* Begin *
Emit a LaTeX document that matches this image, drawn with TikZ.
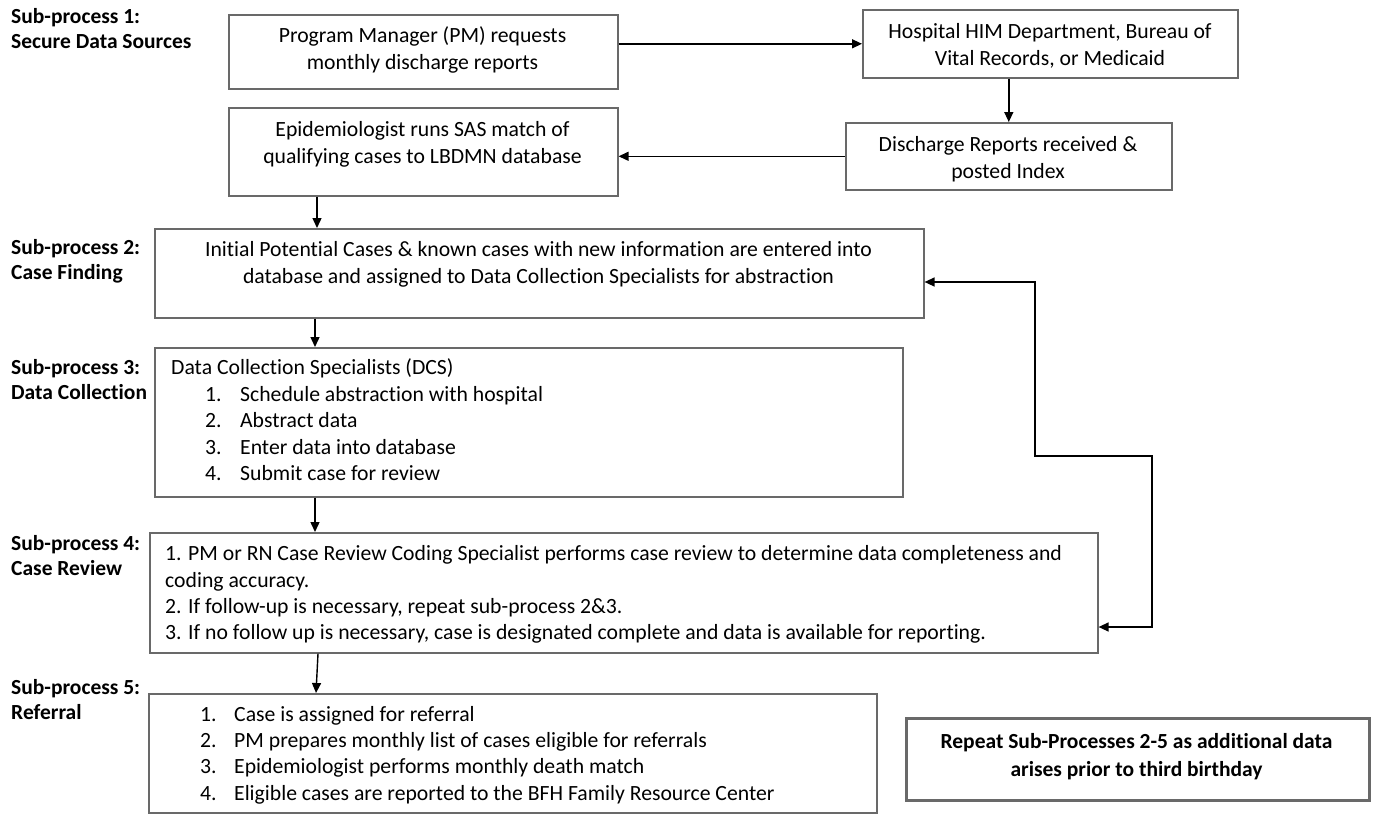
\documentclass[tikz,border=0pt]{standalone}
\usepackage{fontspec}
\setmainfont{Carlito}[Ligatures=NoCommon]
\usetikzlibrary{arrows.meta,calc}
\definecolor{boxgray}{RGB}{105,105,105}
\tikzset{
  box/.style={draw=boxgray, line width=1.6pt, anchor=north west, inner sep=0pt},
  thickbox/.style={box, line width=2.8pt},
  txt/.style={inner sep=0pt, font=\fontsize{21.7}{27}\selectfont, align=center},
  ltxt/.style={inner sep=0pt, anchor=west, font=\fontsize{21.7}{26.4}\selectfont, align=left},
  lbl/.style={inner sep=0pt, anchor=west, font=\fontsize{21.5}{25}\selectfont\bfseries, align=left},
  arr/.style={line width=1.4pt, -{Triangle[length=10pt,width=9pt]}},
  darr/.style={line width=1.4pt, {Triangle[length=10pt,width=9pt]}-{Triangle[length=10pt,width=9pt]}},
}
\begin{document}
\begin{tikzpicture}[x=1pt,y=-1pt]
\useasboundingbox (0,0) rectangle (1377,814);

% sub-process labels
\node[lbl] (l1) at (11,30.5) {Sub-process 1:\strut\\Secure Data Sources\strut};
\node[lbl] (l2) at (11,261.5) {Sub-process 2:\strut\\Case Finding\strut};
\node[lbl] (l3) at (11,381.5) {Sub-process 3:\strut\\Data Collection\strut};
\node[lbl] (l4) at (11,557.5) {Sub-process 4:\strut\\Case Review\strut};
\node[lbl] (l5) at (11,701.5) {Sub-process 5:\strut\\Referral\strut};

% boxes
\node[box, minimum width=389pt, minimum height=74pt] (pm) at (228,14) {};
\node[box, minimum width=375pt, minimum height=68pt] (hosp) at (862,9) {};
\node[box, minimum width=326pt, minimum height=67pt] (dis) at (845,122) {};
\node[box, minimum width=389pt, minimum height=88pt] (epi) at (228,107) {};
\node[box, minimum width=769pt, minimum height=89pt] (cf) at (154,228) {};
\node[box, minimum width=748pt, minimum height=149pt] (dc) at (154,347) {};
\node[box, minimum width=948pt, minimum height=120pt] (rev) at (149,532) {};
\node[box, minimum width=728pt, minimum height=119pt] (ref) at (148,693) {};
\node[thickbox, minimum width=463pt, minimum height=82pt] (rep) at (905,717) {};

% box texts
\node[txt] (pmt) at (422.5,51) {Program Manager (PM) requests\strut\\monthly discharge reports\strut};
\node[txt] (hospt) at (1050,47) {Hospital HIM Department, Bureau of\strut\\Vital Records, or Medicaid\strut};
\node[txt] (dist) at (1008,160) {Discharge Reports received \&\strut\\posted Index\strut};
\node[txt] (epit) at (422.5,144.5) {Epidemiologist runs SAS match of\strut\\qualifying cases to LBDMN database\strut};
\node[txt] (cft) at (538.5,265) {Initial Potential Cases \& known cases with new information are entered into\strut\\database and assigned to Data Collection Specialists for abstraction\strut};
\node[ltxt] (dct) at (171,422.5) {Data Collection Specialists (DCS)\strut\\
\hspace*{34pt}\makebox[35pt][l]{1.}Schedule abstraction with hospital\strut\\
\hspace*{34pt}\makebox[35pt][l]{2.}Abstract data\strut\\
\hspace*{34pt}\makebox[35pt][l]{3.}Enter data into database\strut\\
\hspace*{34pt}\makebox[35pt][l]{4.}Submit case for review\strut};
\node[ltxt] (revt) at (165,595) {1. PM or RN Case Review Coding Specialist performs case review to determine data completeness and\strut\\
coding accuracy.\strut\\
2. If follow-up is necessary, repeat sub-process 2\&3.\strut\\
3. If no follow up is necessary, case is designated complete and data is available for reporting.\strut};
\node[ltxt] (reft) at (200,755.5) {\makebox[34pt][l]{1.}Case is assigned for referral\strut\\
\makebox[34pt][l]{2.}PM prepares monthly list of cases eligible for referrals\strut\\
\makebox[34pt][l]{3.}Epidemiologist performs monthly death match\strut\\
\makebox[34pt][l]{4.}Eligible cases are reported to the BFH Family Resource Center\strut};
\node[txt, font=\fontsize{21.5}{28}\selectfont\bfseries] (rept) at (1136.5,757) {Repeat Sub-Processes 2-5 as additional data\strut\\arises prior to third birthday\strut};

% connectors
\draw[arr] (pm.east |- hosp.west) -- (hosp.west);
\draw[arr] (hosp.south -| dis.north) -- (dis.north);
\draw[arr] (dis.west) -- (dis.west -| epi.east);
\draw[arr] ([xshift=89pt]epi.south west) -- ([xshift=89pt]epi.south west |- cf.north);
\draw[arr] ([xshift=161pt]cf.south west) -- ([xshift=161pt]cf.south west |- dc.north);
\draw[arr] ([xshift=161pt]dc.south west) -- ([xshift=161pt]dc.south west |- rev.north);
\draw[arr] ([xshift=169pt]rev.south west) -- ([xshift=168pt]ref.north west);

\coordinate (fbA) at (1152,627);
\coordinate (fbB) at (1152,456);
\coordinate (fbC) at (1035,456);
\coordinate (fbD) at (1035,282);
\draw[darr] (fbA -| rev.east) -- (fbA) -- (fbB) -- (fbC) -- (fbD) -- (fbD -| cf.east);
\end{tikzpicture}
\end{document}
* End *
DO THIS: Every line above should be repeated exactly; pictures stay out of the copy.

TASK SOLUTION:
Emit a LaTeX document that matches this image, drawn with TikZ.
\documentclass[tikz,border=0pt]{standalone}
\usepackage{fontspec}
\setmainfont{Carlito}[Ligatures=NoCommon]
\usetikzlibrary{arrows.meta,calc}
\definecolor{boxgray}{RGB}{105,105,105}
\tikzset{
  box/.style={draw=boxgray, line width=1.6pt, anchor=north west, inner sep=0pt},
  thickbox/.style={box, line width=2.8pt},
  txt/.style={inner sep=0pt, font=\fontsize{21.7}{27}\selectfont, align=center},
  ltxt/.style={inner sep=0pt, anchor=west, font=\fontsize{21.7}{26.4}\selectfont, align=left},
  lbl/.style={inner sep=0pt, anchor=west, font=\fontsize{21.5}{25}\selectfont\bfseries, align=left},
  arr/.style={line width=1.4pt, -{Triangle[length=10pt,width=9pt]}},
  darr/.style={line width=1.4pt, {Triangle[length=10pt,width=9pt]}-{Triangle[length=10pt,width=9pt]}},
}
\begin{document}
\begin{tikzpicture}[x=1pt,y=-1pt]
\useasboundingbox (0,0) rectangle (1377,814);

% sub-process labels
\node[lbl] (l1) at (11,30.5) {Sub-process 1:\strut\\Secure Data Sources\strut};
\node[lbl] (l2) at (11,261.5) {Sub-process 2:\strut\\Case Finding\strut};
\node[lbl] (l3) at (11,381.5) {Sub-process 3:\strut\\Data Collection\strut};
\node[lbl] (l4) at (11,557.5) {Sub-process 4:\strut\\Case Review\strut};
\node[lbl] (l5) at (11,701.5) {Sub-process 5:\strut\\Referral\strut};

% boxes
\node[box, minimum width=389pt, minimum height=74pt] (pm) at (228,14) {};
\node[box, minimum width=375pt, minimum height=68pt] (hosp) at (862,9) {};
\node[box, minimum width=326pt, minimum height=67pt] (dis) at (845,122) {};
\node[box, minimum width=389pt, minimum height=88pt] (epi) at (228,107) {};
\node[box, minimum width=769pt, minimum height=89pt] (cf) at (154,228) {};
\node[box, minimum width=748pt, minimum height=149pt] (dc) at (154,347) {};
\node[box, minimum width=948pt, minimum height=120pt] (rev) at (149,532) {};
\node[box, minimum width=728pt, minimum height=119pt] (ref) at (148,693) {};
\node[thickbox, minimum width=463pt, minimum height=82pt] (rep) at (905,717) {};

% box texts
\node[txt] (pmt) at (422.5,51) {Program Manager (PM) requests\strut\\monthly discharge reports\strut};
\node[txt] (hospt) at (1050,47) {Hospital HIM Department, Bureau of\strut\\Vital Records, or Medicaid\strut};
\node[txt] (dist) at (1008,160) {Discharge Reports received \&\strut\\posted Index\strut};
\node[txt] (epit) at (422.5,144.5) {Epidemiologist runs SAS match of\strut\\qualifying cases to LBDMN database\strut};
\node[txt] (cft) at (538.5,265) {Initial Potential Cases \& known cases with new information are entered into\strut\\database and assigned to Data Collection Specialists for abstraction\strut};
\node[ltxt] (dct) at (171,422.5) {Data Collection Specialists (DCS)\strut\\
\hspace*{34pt}\makebox[35pt][l]{1.}Schedule abstraction with hospital\strut\\
\hspace*{34pt}\makebox[35pt][l]{2.}Abstract data\strut\\
\hspace*{34pt}\makebox[35pt][l]{3.}Enter data into database\strut\\
\hspace*{34pt}\makebox[35pt][l]{4.}Submit case for review\strut};
\node[ltxt] (revt) at (165,595) {1. PM or RN Case Review Coding Specialist performs case review to determine data completeness and\strut\\
coding accuracy.\strut\\
2. If follow-up is necessary, repeat sub-process 2\&3.\strut\\
3. If no follow up is necessary, case is designated complete and data is available for reporting.\strut};
\node[ltxt] (reft) at (200,755.5) {\makebox[34pt][l]{1.}Case is assigned for referral\strut\\
\makebox[34pt][l]{2.}PM prepares monthly list of cases eligible for referrals\strut\\
\makebox[34pt][l]{3.}Epidemiologist performs monthly death match\strut\\
\makebox[34pt][l]{4.}Eligible cases are reported to the BFH Family Resource Center\strut};
\node[txt, font=\fontsize{21.5}{28}\selectfont\bfseries] (rept) at (1136.5,757) {Repeat Sub-Processes 2-5 as additional data\strut\\arises prior to third birthday\strut};

% connectors
\draw[arr] (pm.east |- hosp.west) -- (hosp.west);
\draw[arr] (hosp.south -| dis.north) -- (dis.north);
\draw[arr] (dis.west) -- (dis.west -| epi.east);
\draw[arr] ([xshift=89pt]epi.south west) -- ([xshift=89pt]epi.south west |- cf.north);
\draw[arr] ([xshift=161pt]cf.south west) -- ([xshift=161pt]cf.south west |- dc.north);
\draw[arr] ([xshift=161pt]dc.south west) -- ([xshift=161pt]dc.south west |- rev.north);
\draw[arr] ([xshift=169pt]rev.south west) -- ([xshift=168pt]ref.north west);

\coordinate (fbA) at (1152,627);
\coordinate (fbB) at (1152,456);
\coordinate (fbC) at (1035,456);
\coordinate (fbD) at (1035,282);
\draw[darr] (fbA -| rev.east) -- (fbA) -- (fbB) -- (fbC) -- (fbD) -- (fbD -| cf.east);
\end{tikzpicture}
\end{document}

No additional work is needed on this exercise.